The weekend will feature a performance by youth ensembles on Sunday afternoon and professional company performances on Saturday and Sunday evenings. Later this year, CBDLP companies will appear in Art on the Mart—the video art series that turns the façade of The Mart into a monumental moving canvas—and live at Ravinia in September.
One notable difference in the second iteration of CBDLP—aside from the bigger budget and number of groups—is a shorter cycle: Two years instead of three. The condensed project period will mean more capacity-building support for each company, if for a shorter duration. And while the growth of CBDLP is a notable step on a path to funding equity in dance, Mhoon points out that the project’s budget—around $1 million, including additional funding from the Walder Foundation, the Chicago Women’s Board and the Driehaus Foundation—isn’t all that much divvied between ten companies over two years. She’s continuing to fundraise to keep the project growing.

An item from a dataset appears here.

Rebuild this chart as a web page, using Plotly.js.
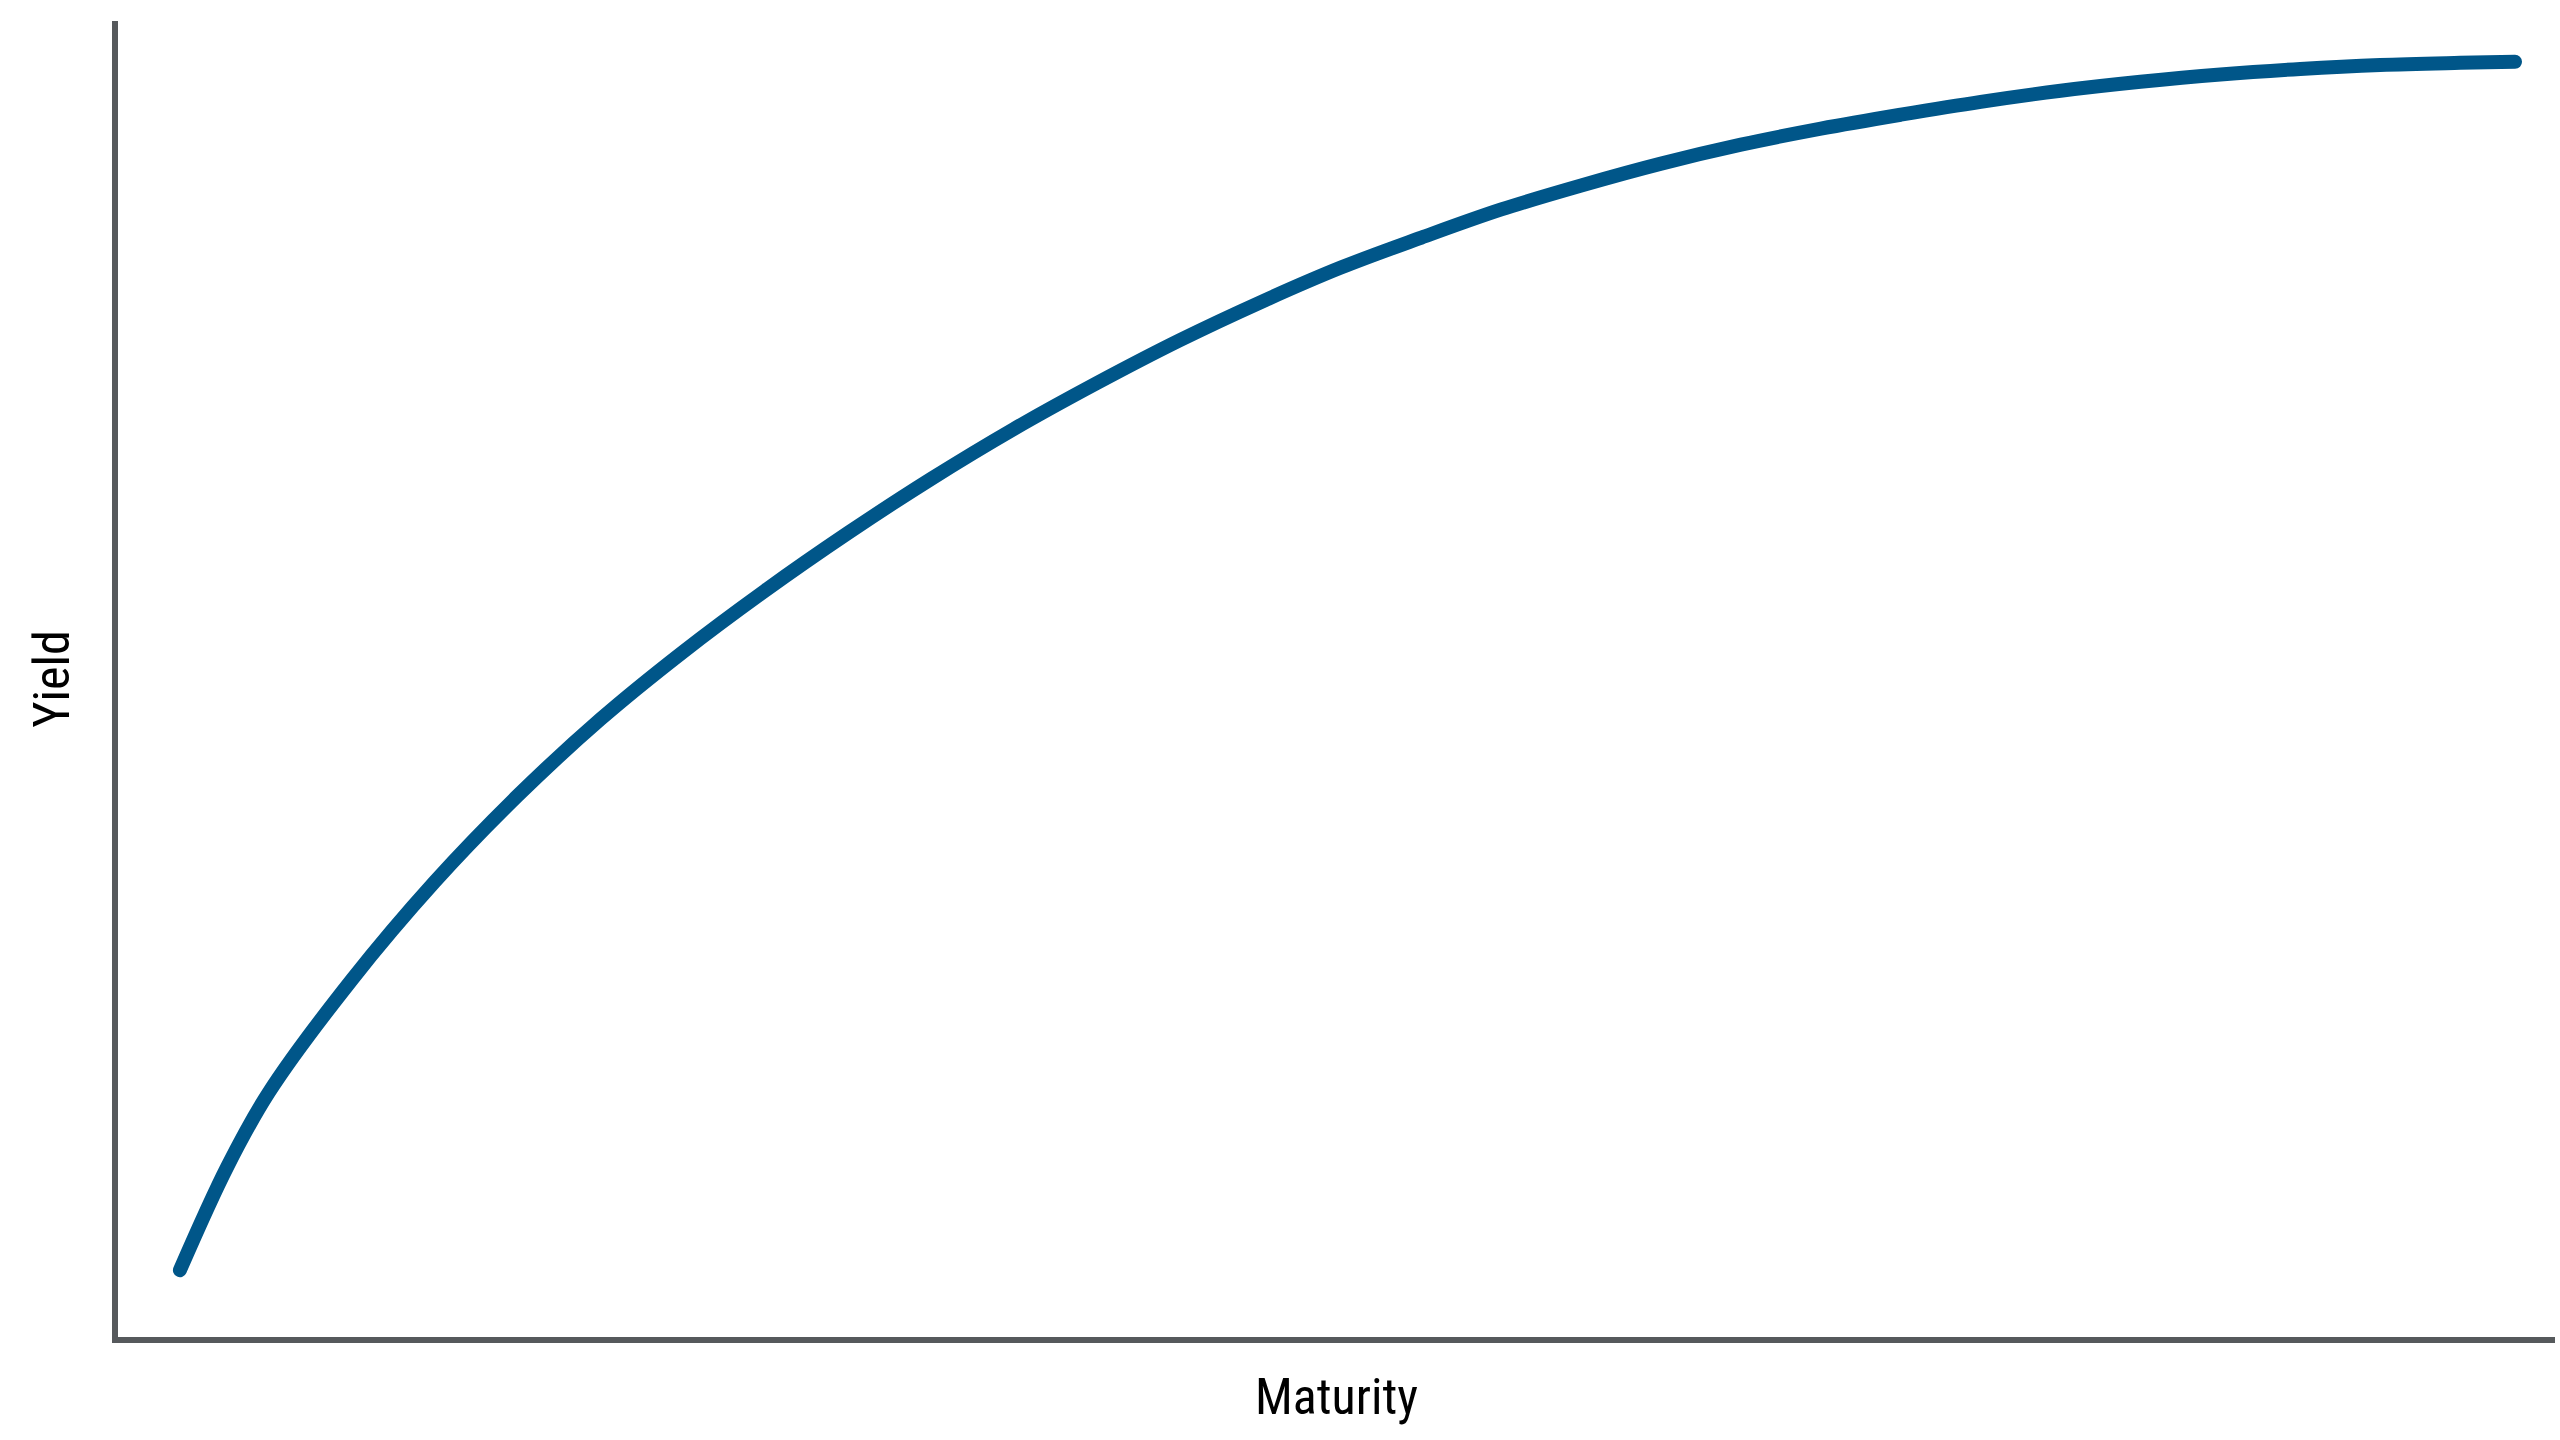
<!DOCTYPE html>
<html>
<head>
<meta charset="utf-8">
<script src="https://cdn.plot.ly/plotly-3.0.1.min.js"></script>
<style>
	html, body { margin: 0; padding: 0; background: #ffffff; }
	#chart { width: 2560px; height: 1440px; }
	/* rounded ends on the curve, like the reference */
	.scatterlayer .js-line { stroke-linecap: round !important; }
</style>
</head>
<body>
<div id="chart"></div>
<script>
// yield curve (maturity in years, yield in %)
const maturity = [0.813, 1.430, 1.980, 3.069, 4.157, 5.246, 6.334, 7.410, 8.498, 9.587,
	10.675, 11.764, 12.852, 13.941, 15.030, 16.066, 17.115, 18.164, 19.213, 20.262,
	21.311, 22.361, 23.410, 24.459, 25.508, 26.557, 27.607, 28.656, 29.705, 30.754, 31.475];
const yieldPct = [0.254, 0.644, 0.929, 1.357, 1.729, 2.056, 2.347, 2.601, 2.836, 3.055,
	3.260, 3.450, 3.624, 3.787, 3.935, 4.064, 4.177, 4.284, 4.375, 4.458,
	4.530, 4.591, 4.644, 4.693, 4.735, 4.769, 4.797, 4.818, 4.833, 4.841, 4.845];
const xTitle = "Maturity";
const yTitle = "Yield";

const titleFont = {
	family: "Roboto Condensed, Liberation Sans Narrow, Roboto, sans-serif",
	size: 50,
	color: "#000000"
};

const trace = {
	x: maturity,
	y: yieldPct,
	type: "scatter",
	mode: "lines",
	line: {
		color: "#005689",
		width: 14,
		shape: "spline",
		smoothing: 1,
		simplify: false
	},
	hoverinfo: "skip"
};

Plotly.newPlot("chart", [trace], {
	width: 2560,
	height: 1440,
	paper_bgcolor: "#ffffff",
	plot_bgcolor: "#ffffff",
	showlegend: false,
	margin: {
		t: 21,
		r: 5,
		b: 103,
		l: 118
	},
	xaxis: {
		range: [0, 32],
		showline: true,
		linecolor: "#56595c",
		linewidth: 6,
		showgrid: false,
		zeroline: false,
		showticklabels: false,
		ticks: "",
		title: {
			text: xTitle,
			font: titleFont,
			standoff: 39
		}
	},
	yaxis: {
		range: [0, 5],
		showline: true,
		linecolor: "#56595c",
		linewidth: 6,
		showgrid: false,
		zeroline: false,
		showticklabels: false,
		ticks: "",
		title: {
			text: yTitle,
			font: titleFont,
			standoff: 29
		}
	}
}, {
	displayModeBar: false,
	staticPlot: true
});
</script>
</body>
</html>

I ask Mhoon what her hopes are for the future of the CBDLP, and if there are other Black dance styles she would like to see represented. “We’re grappling with everyone having so many derivatives of their culture exist, whether it’s Afro-Latin, Cuban, house dancing, aspects of hip-hop,” she says. “We’re not limited in our thinking in terms of techniques either as an outgrowth of Black dance, or a cousin, or a direct link. I just feel like, it’s dance at the end of the day. We’re exploring as many ways as possible to be inclusive of our brothers and sisters who might adopt what we consider to be Black dance.”
Chicago Black Dance Legacy Project in “Sans Pareil” at the Logan Center for the Arts. March 25 and 26, Saturday at 7pm, Sunday at 6pm and Youth performance Sunday at 2pm. Tickets at uchicago.edu.